RISPOSTA AI LETTORI
Quando si è duri di cuore
dal Numero 47 del 1 dicembre 2019

[...] Mi è capitata tra le mani una pagina di meditazione fatta dal papa alcuni anni fa, in cui diceva che Gesù spesso parla nel vangelo della durezza del cuore, del popolo “dalla dura cervice”, mettendo in guardia anche noi cristiani da questo male. Vorrei capire meglio che cosa significa avere il cuore indurito. Significa semplicemente avere un cuore “cattivo”, dedito al peccato? Grazie. (Laura G.)

Cara Laura, la durezza del cuore è uno dei misteri dell’uomo. È una conseguenza del peccato originale, del peccato dei nostri progenitori, Adamo ed Eva.
È da precisare innanzitutto che l’espressione cuore indurito è più negativa di “cuore cattivo”. Indurito significa che il cuore è radicato nel male, tanto che non solo è insensibile ai richiami del bene, ma è del tutto incapace di riconoscere il bene. Il cuore cattivo invece è incline al male, ma rimane capace di riconoscere il bene.
Il cuore indurito è come un occhio che non vede un oggetto luminoso. Infatti, l’egoista “riesce” forse a rendersi conto del bisogno degli altri? E la persona avara è forse in grado di intravedere altri beni al di fuori del denaro? Si tratta di coscienze accecate e deformate, le quali, a forza di trasgredire in continuazione i Comandamenti di Dio, perdono quasi del tutto la sensibilità al male, al peccato.
Nel Vangelo ci sono molti esempi di durezza di cuore. Ne riferiamo due che ci sembrano particolarmente significativi.
Il primo riguarda un episodio raccontato da san Marco: «[Gesù] entrò di nuovo nella sinagoga. C’era un uomo che aveva una mano inaridita, e lo osservavano per vedere se lo guariva in giorno di sabato per poi accusarlo. Egli disse all’uomo che aveva la mano inaridita: “Mettiti nel mezzo!”. Poi domandò loro: “È lecito in giorno di sabato fare il bene o il male, salvare una vita o toglierla?”. Ma essi tacevano. E guardandoli tutt’intorno con indignazione, rattristato per la durezza dei loro cuori, disse a quell’uomo: “Stendi la mano!”. La stese e la sua mano fu risanata. E i farisei uscirono subito con gli erodiani e tennero consiglio contro di lui per farlo morire» (Mc 3,1-6).
Questo racconto di Marco è molto indicativo. La durezza di cuore impediva ai farisei non solo di individuare il bene, ma addirittura li spingeva a fare il male.

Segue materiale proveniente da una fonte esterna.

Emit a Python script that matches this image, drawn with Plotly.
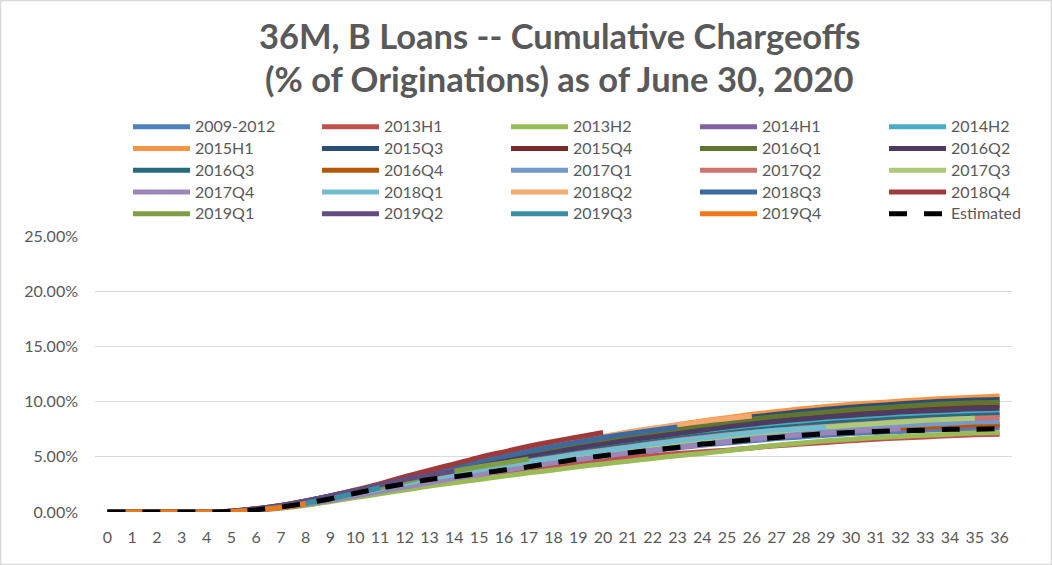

Il secondo esempio si riferisce a ciò che accadde dopo che Gesù aveva risuscitato Lazzaro. Lo riferisce san Giovanni che scrive: «Molti dei Giudei che erano venuti da Maria, alla vista di quel che egli aveva compiuto, credettero in lui. Ma alcuni andarono dai farisei e riferirono loro quel che Gesù aveva fatto. Allora i sommi sacerdoti e i farisei riunirono il sinedrio [...]. Da quel giorno dunque decisero di ucciderlo» (Gv 11,45-53). Tutti avevano visto lo stesso prodigio, ma coloro che avevano il cuore indurito decisero di uccidere Gesù.
Questi due episodi – insieme a molti altri del Vangelo – confermano ciò che costituisce un’esperienza comune. È un fatto che noi pensiamo e giudichiamo secondo quello che siamo dentro. Se siamo “buoni”, cioè armonizzati con le esigenze proprie della persona, siamo capaci di individuare il bene, mentre se siamo “cattivi”, ovvero in contrasto con le esigenze della dignità umana, non siamo in grado di riconoscere il bene e di percepire il male in tutta la sua negatività.